→ **Aim**:
Begin with the first line and repeat exactly through the line containing "diamond = [15.0, 21.5, 23.8, 22.8, 24.1, 34.1, 39.5, 24.9]"; leave every image out.

→ **Dataset records**:
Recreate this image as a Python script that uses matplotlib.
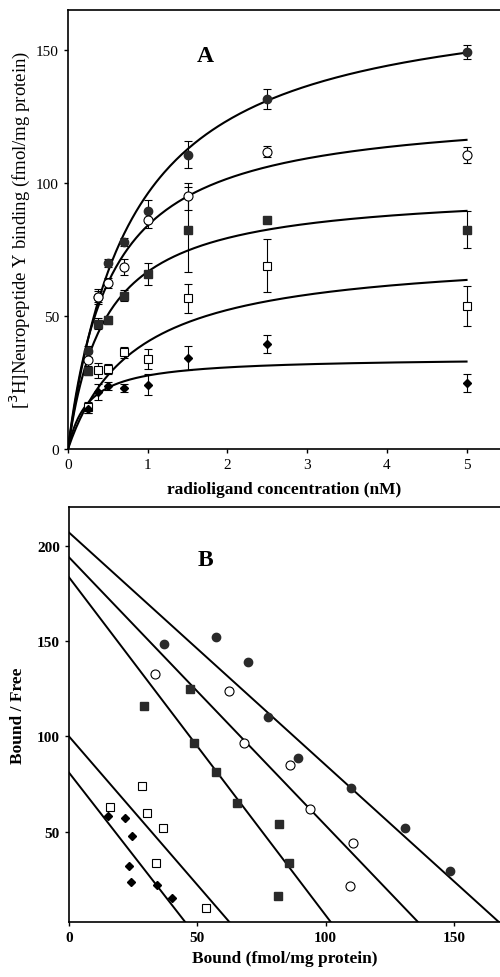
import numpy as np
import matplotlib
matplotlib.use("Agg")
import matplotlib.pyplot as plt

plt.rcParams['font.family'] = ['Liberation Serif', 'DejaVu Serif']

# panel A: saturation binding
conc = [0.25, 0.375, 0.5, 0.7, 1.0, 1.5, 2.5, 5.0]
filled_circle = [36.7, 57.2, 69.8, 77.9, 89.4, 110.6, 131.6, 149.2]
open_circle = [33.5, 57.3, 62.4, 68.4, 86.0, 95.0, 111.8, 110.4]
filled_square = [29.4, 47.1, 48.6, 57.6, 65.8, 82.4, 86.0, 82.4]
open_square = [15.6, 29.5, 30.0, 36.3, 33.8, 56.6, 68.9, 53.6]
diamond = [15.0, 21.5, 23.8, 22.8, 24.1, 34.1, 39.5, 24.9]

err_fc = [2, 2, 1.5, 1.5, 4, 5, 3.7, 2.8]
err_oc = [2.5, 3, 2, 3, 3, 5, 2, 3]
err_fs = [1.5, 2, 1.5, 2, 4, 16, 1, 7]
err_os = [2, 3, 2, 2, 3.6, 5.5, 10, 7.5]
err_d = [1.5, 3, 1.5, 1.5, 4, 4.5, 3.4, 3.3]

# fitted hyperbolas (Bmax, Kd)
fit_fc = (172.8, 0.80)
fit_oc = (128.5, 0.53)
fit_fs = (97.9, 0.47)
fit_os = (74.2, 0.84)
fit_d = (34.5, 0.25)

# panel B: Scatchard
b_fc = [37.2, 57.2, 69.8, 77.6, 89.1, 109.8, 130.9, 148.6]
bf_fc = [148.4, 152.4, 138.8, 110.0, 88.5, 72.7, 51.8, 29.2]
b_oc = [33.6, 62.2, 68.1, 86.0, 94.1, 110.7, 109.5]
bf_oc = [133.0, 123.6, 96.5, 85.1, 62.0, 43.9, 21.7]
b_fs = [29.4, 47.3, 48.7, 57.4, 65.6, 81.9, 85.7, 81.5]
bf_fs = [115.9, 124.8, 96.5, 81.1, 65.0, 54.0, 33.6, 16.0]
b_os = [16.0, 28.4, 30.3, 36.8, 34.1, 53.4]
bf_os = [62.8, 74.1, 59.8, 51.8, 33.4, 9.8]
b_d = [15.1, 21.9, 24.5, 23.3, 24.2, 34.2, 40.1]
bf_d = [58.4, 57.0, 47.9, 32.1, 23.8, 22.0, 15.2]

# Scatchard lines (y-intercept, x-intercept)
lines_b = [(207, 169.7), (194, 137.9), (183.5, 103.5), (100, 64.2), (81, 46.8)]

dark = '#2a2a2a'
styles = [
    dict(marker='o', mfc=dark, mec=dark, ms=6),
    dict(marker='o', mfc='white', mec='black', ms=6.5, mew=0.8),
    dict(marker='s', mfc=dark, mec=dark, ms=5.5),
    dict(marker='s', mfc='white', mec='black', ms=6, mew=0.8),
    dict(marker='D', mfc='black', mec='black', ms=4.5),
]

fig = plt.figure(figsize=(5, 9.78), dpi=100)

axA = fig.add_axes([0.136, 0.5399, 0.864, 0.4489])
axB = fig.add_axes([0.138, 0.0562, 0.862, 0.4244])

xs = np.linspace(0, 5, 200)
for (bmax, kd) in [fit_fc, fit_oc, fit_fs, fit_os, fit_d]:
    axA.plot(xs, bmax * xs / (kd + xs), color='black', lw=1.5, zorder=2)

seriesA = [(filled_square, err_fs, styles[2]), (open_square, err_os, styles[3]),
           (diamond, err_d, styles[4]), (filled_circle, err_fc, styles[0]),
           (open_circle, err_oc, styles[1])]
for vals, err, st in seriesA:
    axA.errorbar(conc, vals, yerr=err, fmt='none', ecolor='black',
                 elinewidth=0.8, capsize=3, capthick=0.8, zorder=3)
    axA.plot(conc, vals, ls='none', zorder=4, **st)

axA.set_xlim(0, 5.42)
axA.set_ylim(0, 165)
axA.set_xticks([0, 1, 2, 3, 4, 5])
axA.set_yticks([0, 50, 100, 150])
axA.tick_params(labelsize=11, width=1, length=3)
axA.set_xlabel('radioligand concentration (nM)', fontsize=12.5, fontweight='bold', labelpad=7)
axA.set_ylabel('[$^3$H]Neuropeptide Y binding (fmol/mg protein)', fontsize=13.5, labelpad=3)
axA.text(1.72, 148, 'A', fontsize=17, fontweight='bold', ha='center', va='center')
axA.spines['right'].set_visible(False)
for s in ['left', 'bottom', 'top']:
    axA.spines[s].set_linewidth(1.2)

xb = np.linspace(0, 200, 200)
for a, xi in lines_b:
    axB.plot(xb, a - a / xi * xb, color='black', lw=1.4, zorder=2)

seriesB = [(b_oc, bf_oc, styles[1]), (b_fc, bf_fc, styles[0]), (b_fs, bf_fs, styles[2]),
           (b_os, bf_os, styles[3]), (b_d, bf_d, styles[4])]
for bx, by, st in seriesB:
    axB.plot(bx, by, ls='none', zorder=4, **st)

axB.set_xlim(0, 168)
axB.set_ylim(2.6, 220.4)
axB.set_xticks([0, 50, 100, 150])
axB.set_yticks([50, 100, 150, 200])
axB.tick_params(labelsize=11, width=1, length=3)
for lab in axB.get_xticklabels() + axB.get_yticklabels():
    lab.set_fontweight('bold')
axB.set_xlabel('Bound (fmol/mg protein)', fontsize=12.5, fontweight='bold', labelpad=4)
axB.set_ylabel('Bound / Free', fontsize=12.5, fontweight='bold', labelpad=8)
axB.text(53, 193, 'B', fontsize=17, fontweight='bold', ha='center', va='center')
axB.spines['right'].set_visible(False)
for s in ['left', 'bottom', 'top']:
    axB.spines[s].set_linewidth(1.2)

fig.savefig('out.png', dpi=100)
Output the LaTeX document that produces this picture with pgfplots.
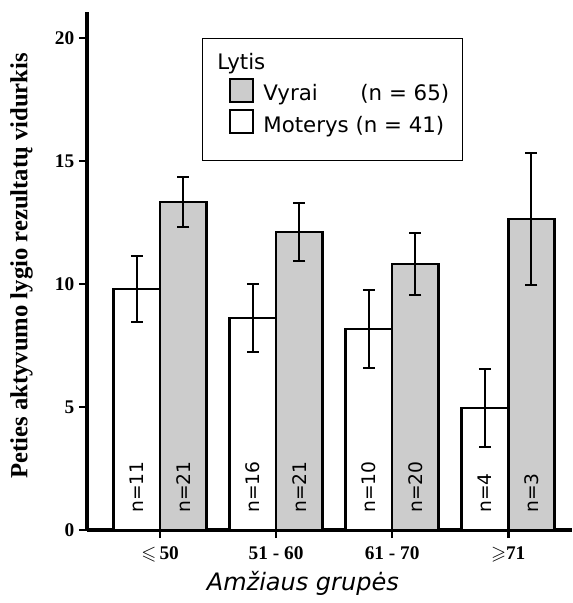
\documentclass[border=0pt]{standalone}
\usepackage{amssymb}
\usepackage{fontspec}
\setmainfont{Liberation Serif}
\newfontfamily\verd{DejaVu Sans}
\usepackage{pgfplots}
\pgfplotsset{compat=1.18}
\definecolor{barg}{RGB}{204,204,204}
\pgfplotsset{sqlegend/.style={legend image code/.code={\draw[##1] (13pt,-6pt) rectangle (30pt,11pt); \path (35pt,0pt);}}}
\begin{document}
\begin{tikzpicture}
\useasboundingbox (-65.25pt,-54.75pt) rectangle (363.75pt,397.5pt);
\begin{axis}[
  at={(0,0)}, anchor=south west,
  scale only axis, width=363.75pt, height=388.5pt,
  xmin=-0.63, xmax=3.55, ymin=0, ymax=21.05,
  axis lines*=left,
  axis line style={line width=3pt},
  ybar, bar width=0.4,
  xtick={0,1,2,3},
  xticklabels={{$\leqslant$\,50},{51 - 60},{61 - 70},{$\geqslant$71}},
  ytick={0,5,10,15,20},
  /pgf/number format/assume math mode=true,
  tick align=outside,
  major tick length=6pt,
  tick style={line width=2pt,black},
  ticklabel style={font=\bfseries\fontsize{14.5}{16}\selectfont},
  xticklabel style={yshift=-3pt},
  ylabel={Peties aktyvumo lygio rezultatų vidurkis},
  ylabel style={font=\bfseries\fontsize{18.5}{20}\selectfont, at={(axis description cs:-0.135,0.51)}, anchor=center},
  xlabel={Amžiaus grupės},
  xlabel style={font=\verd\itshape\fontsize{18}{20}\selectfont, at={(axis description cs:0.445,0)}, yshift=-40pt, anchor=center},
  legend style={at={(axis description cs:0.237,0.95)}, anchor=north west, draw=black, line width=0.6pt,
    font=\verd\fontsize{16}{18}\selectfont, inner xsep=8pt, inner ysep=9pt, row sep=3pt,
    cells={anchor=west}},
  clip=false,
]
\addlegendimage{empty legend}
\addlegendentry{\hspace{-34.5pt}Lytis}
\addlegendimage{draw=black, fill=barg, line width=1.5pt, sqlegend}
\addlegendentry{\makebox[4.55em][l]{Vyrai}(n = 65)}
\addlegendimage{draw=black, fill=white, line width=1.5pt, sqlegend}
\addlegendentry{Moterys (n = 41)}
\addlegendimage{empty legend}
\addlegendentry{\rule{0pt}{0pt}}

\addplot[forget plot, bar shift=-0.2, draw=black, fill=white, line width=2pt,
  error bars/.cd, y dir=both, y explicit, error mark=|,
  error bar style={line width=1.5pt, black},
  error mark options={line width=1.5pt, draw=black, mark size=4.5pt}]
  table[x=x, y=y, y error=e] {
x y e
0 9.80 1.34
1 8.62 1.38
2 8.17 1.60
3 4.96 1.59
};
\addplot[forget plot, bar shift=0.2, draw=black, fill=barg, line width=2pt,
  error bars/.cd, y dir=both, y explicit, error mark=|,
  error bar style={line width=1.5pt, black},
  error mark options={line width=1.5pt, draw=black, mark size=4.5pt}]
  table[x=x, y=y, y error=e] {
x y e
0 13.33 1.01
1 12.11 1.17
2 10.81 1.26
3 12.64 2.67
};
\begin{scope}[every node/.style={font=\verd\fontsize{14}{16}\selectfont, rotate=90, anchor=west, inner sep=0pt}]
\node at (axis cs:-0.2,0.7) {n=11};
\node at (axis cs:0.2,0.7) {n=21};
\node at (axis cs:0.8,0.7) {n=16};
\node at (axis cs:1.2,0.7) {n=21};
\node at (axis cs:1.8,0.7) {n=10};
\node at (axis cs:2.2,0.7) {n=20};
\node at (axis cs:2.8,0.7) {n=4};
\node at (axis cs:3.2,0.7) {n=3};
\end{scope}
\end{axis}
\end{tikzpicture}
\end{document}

→ **Output of the exercise**:
Recreate this image as a Python script that uses matplotlib.
import numpy as np
import matplotlib
matplotlib.use("Agg")
import matplotlib.pyplot as plt

plt.rcParams['font.family'] = ['Liberation Serif', 'DejaVu Serif']

# panel A: saturation binding
conc = [0.25, 0.375, 0.5, 0.7, 1.0, 1.5, 2.5, 5.0]
filled_circle = [36.7, 57.2, 69.8, 77.9, 89.4, 110.6, 131.6, 149.2]
open_circle = [33.5, 57.3, 62.4, 68.4, 86.0, 95.0, 111.8, 110.4]
filled_square = [29.4, 47.1, 48.6, 57.6, 65.8, 82.4, 86.0, 82.4]
open_square = [15.6, 29.5, 30.0, 36.3, 33.8, 56.6, 68.9, 53.6]
diamond = [15.0, 21.5, 23.8, 22.8, 24.1, 34.1, 39.5, 24.9]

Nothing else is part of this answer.